While Charles seems on the surface to be perusing a relationship with both Julia and Sebastian, the truth of the matter is he's really in love with Brideshead and the wealth and power it represents. However, with both Julia and Sebastian, what he failed to understand was the role religion played in their lives and how much it dictated how they behaved. For them Charles was a means of rebelling against the confines of their faith, and in the end they both choose their religion over him. Dazzled by the grandeur and wealth they both represented he failed to see who either of them really were.

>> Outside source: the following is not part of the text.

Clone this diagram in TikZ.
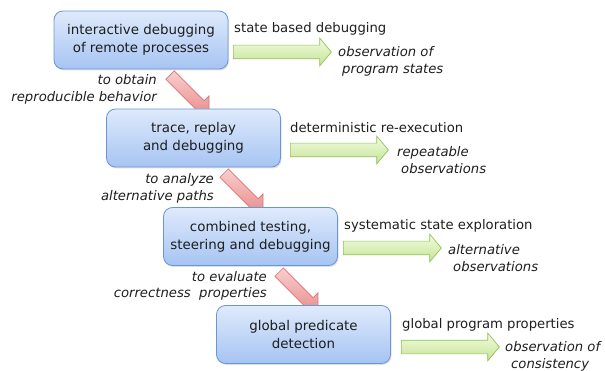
\documentclass[tikz,border=0pt]{standalone}
\usepackage{fontspec}
\setmainfont{DejaVu Sans}
\usetikzlibrary{shapes.arrows,shadows,calc,backgrounds}
\definecolor{boxtop}{HTML}{DFEAFC}
\definecolor{boxbot}{HTML}{A6C4F2}
\definecolor{boxline}{HTML}{6B96D6}
\definecolor{gtop}{HTML}{F3FBE2}
\definecolor{gbot}{HTML}{C4E494}
\definecolor{gline}{HTML}{94C25A}
\definecolor{rtop}{HTML}{F9CFCF}
\definecolor{rbot}{HTML}{EA8E8E}
\definecolor{rline}{HTML}{D77474}
\definecolor{txt}{HTML}{1E1E1E}
\begin{document}
\begin{tikzpicture}[x=1pt,y=-1pt,
  box/.style={rounded corners=9pt, draw=boxline, line width=0.8pt,
    top color=boxtop, bottom color=boxbot, minimum width=174pt,
    minimum height=58pt, align=center, text=txt,
    font=\fontsize{13.4}{18}\selectfont, inner sep=0pt,
    drop shadow={opacity=0.25, shadow xshift=1pt, shadow yshift=-1.5pt}},
  garrow/.style={single arrow, draw=gline, line width=0.7pt,
    top color=gtop, bottom color=gbot, minimum height=98pt,
    inner xsep=0pt, inner ysep=6.5pt, single arrow head extend=7pt,
    single arrow tip angle=100, anchor=west},
  rarrow/.style={single arrow, draw=rline, line width=0.7pt,
    top color=rtop, bottom color=rbot, minimum height=55pt,
    inner xsep=0pt, inner ysep=5.5pt, single arrow head extend=7pt,
    single arrow tip angle=90, rotate=-45},
  toplab/.style={anchor=west, text=txt, inner sep=0pt,
    font=\fontsize{13.2}{17}\selectfont},
  reslab/.style={anchor=west, text=txt, inner sep=0pt, align=left,
    font=\fontsize{13.2}{17}\selectfont\itshape},
  leftlab/.style={anchor=east, text=txt, inner sep=0pt, align=right,
    font=\fontsize{13.2}{16.5}\selectfont\itshape}]
\useasboundingbox (0,0) rectangle (605,371);

% boxes
\node[box] (b1) at (141,40) {interactive debugging\\of remote processes};
\node[box] (b2) at (193.5,138) {trace, replay\\and debugging};
\node[box] (b3) at (250.5,236.5) {combined testing,\\steering and debugging};
\node[box] (b4) at (303.5,334.5) {global predicate\\detection};

% red arrows between boxes (behind)
\begin{pgfonlayer}{background}
\node[rarrow] (r1) at (187.5,92.5) {};
\node[rarrow] (r2) at (241.5,190.5) {};
\node[rarrow] (r3) at (296.5,289.5) {};
\end{pgfonlayer}

% green arrows
\node[garrow] (g1) at (233,52) {};
\node[garrow] (g2) at (290,150) {};
\node[garrow] (g3) at (343,248) {};
\node[garrow] (g4) at (401,347) {};

% labels above green arrows
\node[toplab] (t1) at (234,29) {state based debugging};
\node[toplab] (t2) at (290,128) {deterministic re-execution};
\node[toplab] (t3) at (344,226) {systematic state exploration};
\node[toplab] (t4) at (402,325) {global program properties};

% results
\node[reslab] (s1) at (338,61) {observation of\\\hspace*{4pt}program states};
\node[reslab] (s2) at (397,160) {repeatable\\\hspace*{4pt}observations};
\node[reslab] (s3) at (448,258) {alternative\\\hspace*{5pt}observations};
\node[reslab] (s4) at (505,356) {observation of\\\hspace*{6pt}consistency};

% left labels
\node[leftlab] (l1) at (157,89.5) {to obtain\\reproducible behavior};
\node[leftlab] (l2) at (214,188.5) {to analyze\\alternative paths};
\node[leftlab] (l3) at (267,286) {to evaluate\\correctness~ properties};
\end{tikzpicture}
\end{document}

While this version of Brideshead Revisited was unable to go into the same depth of detail as the television series, it did a remarkable job of depicting the book's major themes of betrayal and faith through its examination of the relationship between the three young protagonists. It's important to remember that Evelyn Waugh was a devout Catholic while watching the movie, for although there are times it appears that it is being critical of the church, it is also very clear in showing the comfort that faith can bring to troubled people.
The acting is superlative throughout the movie, but Ben Whishaw as Sebastian and Emma Thompson as his mother are truly remarkable. Thompson manages to make the formidable and easy to hate Lady Mrchmain very human by giving us glimpses of the scared and vulnerable woman hidden behind the mask of propriety. She gives us occasion to ask ourselves what it must have been like for a woman of her position to have spent the majority of her married life with her husband living abroad with a mistress. It's a remarkable job that I don't think another actor could have carried off with the same grace and style.
Whishaw as Sebastian is a brilliant combination of vulnerability and charisma. While he is obviously effeminate he never once crosses the line into camp or making his character an object of ridicule. While to all outward appearances he is the epitome of dissolute nobility, Whishaw is able to make him substantial enough that we can understand why Charles is attracted to him. There is an inner core of steel underneath the fey exterior that gives him the strength of character needed to survive the betrayals and hurts his character experiences at the hands of those he loves the most. It's a breathtaking performance by an incredibly skilled and talented actor.
The version of the DVD that I viewed was widescreen which helped to emphasis the grandeur of the Brideshead estate so that, like Charles, our first view takes our breath away and leaves us slightly awe struck. As is the case with all new releases the sound is 5.1 surround, but it was a bit overwhelming at times with the orchestration drowning out some of the dialogue even when played through a surround sound system. As far as special features go there is the usual optional audio commentary that can be listened to while watching the movie, a collection of deleted scenes, and a making of featurette.
When I first heard that a film version of Brideshead Revisited was being released I admit I had my doubts as to its ability to compete with the mini-series that had been released in the early 1980's. However through a combination of superlative performances and intelligent film making, the people behind this new release have created their own masterpiece. A remarkable achievement and a wonderful film.